The most consistent threat to St. Denis’s local identity comes from bureaucratic overreach, represented by the EU hygiene inspectors. Walker frames the town’s resistance to their regulations as a defense of cultural heritage and way of life rather than lawlessness. The locals, who have made their traditional foods for centuries, view the inspectors as agents of an ignorant authority that threatens their gastronomic heritage. The community’s collective effort to thwart them, from Bruno’s early-warning system to the Resistance-era tactic of putting a potato in their car’s exhaust pipe, illustrates a shared commitment to protecting their local customs. The locals’ nickname for the inspectors, “the Gestapo” (10), reveals the depth of their sentiment, equating this modern bureaucratic intrusion with a historical foreign occupation and framing their resistance as a patriotic duty.

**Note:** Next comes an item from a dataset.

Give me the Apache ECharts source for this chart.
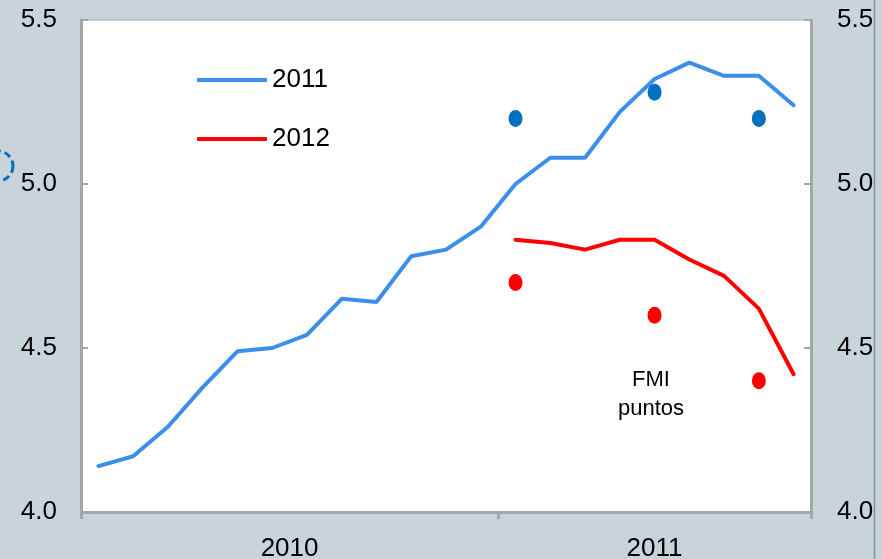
<!DOCTYPE html>
<html>
<head>
<meta charset="utf-8">
<script src="https://cdn.jsdelivr.net/npm/echarts@6/dist/echarts.min.js"></script>
<style>
  html, body { margin: 0; padding: 0; background: #c8d3da; }
  #main { width: 882px; height: 559px; }
</style>
</head>
<body>
<div id="main"></div>
<script>
// meses de pronóstico: ene-2010 .. sep-2011
var months = ['ene-10', 'feb-10', 'mar-10', 'abr-10', 'may-10', 'jun-10', 'jul-10', 'ago-10', 'sep-10', 'oct-10', 'nov-10', 'dic-10',
    'ene-11', 'feb-11', 'mar-11', 'abr-11', 'may-11', 'jun-11', 'jul-11', 'ago-11', 'sep-11'];
var years = ['2010', '2011'];
var monthsPerYear = [12, 9];

// pronóstico para 2011
var f2011 = [4.14, 4.17, 4.26, 4.38, 4.49, 4.50, 4.54, 4.65, 4.64, 4.78, 4.80, 4.87,
    5.00, 5.08, 5.08, 5.22, 5.32, 5.37, 5.33, 5.33, 5.24];
// pronóstico para 2012 (empieza en ene-11)
var f2012 = [null, null, null, null, null, null, null, null, null, null, null, null,
    4.83, 4.82, 4.80, 4.83, 4.83, 4.77, 4.72, 4.62, 4.42];

// puntos FMI
var fmiMonths = [12, 16, 19];
var fmi2011 = [5.2, 5.28, 5.2];
var fmi2012 = [4.7, 4.6, 4.4];

var yTicks = [4.0, 4.5, 5.0, 5.5];

var bg = '#c8d3da';
var axisGray = '#a6a6a6';
var font = 'Liberation Sans, Arial, sans-serif';
var fs = 26;

// límites entre años y centros de etiqueta
var yearBounds = [0];
var yearCenters = [];
for (var i = 0; i < monthsPerYear.length; i++) {
    var start = yearBounds[i];
    yearBounds.push(start + monthsPerYear[i]);
    yearCenters.push(start + monthsPerYear[i] / 2);
}

var myChart = echarts.init(document.getElementById('main'));
var option = {
    backgroundColor: bg,
    animation: false,
    textStyle: { fontFamily: font },
    grid: {
        left: 81, right: 71, top: 20, bottom: 47,
        show: true,
        backgroundColor: '#ffffff',
        borderColor: axisGray,
        borderWidth: 1,
        containLabel: false,
        outerBoundsMode: 'none'
    },
    legend: {
        orient: 'vertical',
        left: 192,
        top: 62,
        icon: 'roundRect',
        itemWidth: 70,
        itemHeight: 4,
        itemGap: 33,
        data: ['2011', '2012'],
        textStyle: { fontSize: fs, color: '#000', fontFamily: font }
    },
    xAxis: [
        {
            type: 'category',
            data: months,
            boundaryGap: true,
            axisLine: { lineStyle: { color: axisGray, width: 3 } },
            axisTick: {
                show: true,
                length: 7,
                lineStyle: { color: axisGray, width: 3 },
                interval: function (index) {
                    return yearBounds.indexOf(index) >= 0;
                }
            },
            axisLabel: { show: false },
            splitLine: { show: false }
        },
        {
            type: 'value',
            position: 'bottom',
            min: 0,
            max: months.length,
            interval: 1.5,
            axisLine: { show: false },
            axisTick: { show: false },
            splitLine: { show: false },
            axisLabel: {
                margin: 24,
                fontSize: fs,
                color: '#000',
                fontFamily: font,
                formatter: function (v) {
                    var k = yearCenters.indexOf(v);
                    return k >= 0 ? years[k] : '';
                }
            }
        }
    ],
    yAxis: [
        {
            type: 'value',
            position: 'left',
            min: yTicks[0],
            max: yTicks[yTicks.length - 1],
            interval: 0.5,
            axisLine: { show: true, lineStyle: { color: axisGray, width: 3 } },
            axisTick: { show: true, inside: true, length: 7, lineStyle: { color: axisGray, width: 2 } },
            splitLine: { show: false },
            axisLabel: {
                margin: 24, fontSize: fs, color: '#000', fontFamily: font,
                formatter: function (v) { return v.toFixed(1); }
            }
        },
        {
            type: 'value',
            position: 'right',
            min: yTicks[0],
            max: yTicks[yTicks.length - 1],
            interval: 0.5,
            axisLine: { show: true, lineStyle: { color: axisGray, width: 3 } },
            axisTick: { show: true, inside: true, length: 7, lineStyle: { color: axisGray, width: 2 } },
            splitLine: { show: false },
            axisLabel: {
                margin: 26, fontSize: fs, color: '#000', fontFamily: font,
                formatter: function (v) { return v.toFixed(1); }
            }
        }
    ],
    series: [
        {
            name: '2011',
            type: 'line',
            data: f2011,
            symbol: 'none',
            color: '#3b8eea',
            lineStyle: { width: 4, color: '#3b8eea', cap: 'round' },
            z: 3
        },
        {
            name: '2012',
            type: 'line',
            data: f2012,
            symbol: 'none',
            color: '#ff0000',
            lineStyle: { width: 4, color: '#ff0000', cap: 'round' },
            z: 3
        },
        {
            name: 'FMI 2011',
            type: 'scatter',
            data: fmiMonths.map(function (m, i) { return [m, fmi2011[i]]; }),
            symbol: 'circle',
            symbolSize: [14, 17],
            itemStyle: { color: '#0070c0', opacity: 1 },
            z: 4
        },
        {
            name: 'FMI 2012',
            type: 'scatter',
            data: fmiMonths.map(function (m, i) { return [m, fmi2012[i]]; }),
            symbol: 'circle',
            symbolSize: [14, 17],
            itemStyle: { color: '#ff0000', opacity: 1 },
            z: 4
        }
    ],
    graphic: [
        {
            type: 'text',
            x: 651,
            y: 394,
            style: {
                text: 'FMI\npuntos',
                fill: '#000',
                align: 'center',
                verticalAlign: 'middle',
                lineHeight: 29,
                font: '22px ' + font
            },
            z: 10
        },
        {
            type: 'circle',
            shape: { cx: -2, cy: 166, r: 15 },
            style: { fill: 'none', stroke: '#0070c0', lineWidth: 3, lineDash: [7, 4] },
            z: 100
        },
        {
            type: 'rect',
            shape: { x: 874, y: 0, width: 8, height: 559 },
            style: { fill: bg },
            z: 100
        },
        {
            type: 'line',
            shape: { x1: 874.5, y1: 0, x2: 874.5, y2: 559 },
            style: { stroke: '#7f9899', lineWidth: 1.5 },
            z: 101
        }
    ]
};
myChart.setOption(option);
</script>
</body>
</html>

The town’s defense of its identity also extends to resisting the imposition of external political and legal conflicts. Officials like the gendarme captain Duroc and the Parisian magistrate Tavernier are met with suspicion because their rigid, by-the-book methods are seen as disconnected from the town’s nuanced social fabric. Their authority is derived from Paris, not from local relationships. In contrast, the mayor’s speech at Hamid’s memorial emphasizes the St. Denis’ personal bonds and shared grief, positioning the community as united against external forces: “[W]e stand guard together over the solidarity of our town” (65). An even greater external threat arrives with the Front National activists, who import a national political firestorm into the town square, culminating in a riot. The primary concern of the mayor is shielding St. Denis from the “bad publicity” (177) and opportunistic interference from Paris. This reaction underscores a deep-seated desire to maintain the town’s peace and integrity, free from conflicts that are not its own. Through these events, the novel suggests that a community’s health depends on its ability to prioritize its unique local culture and resist forces that seek to impose uniformity.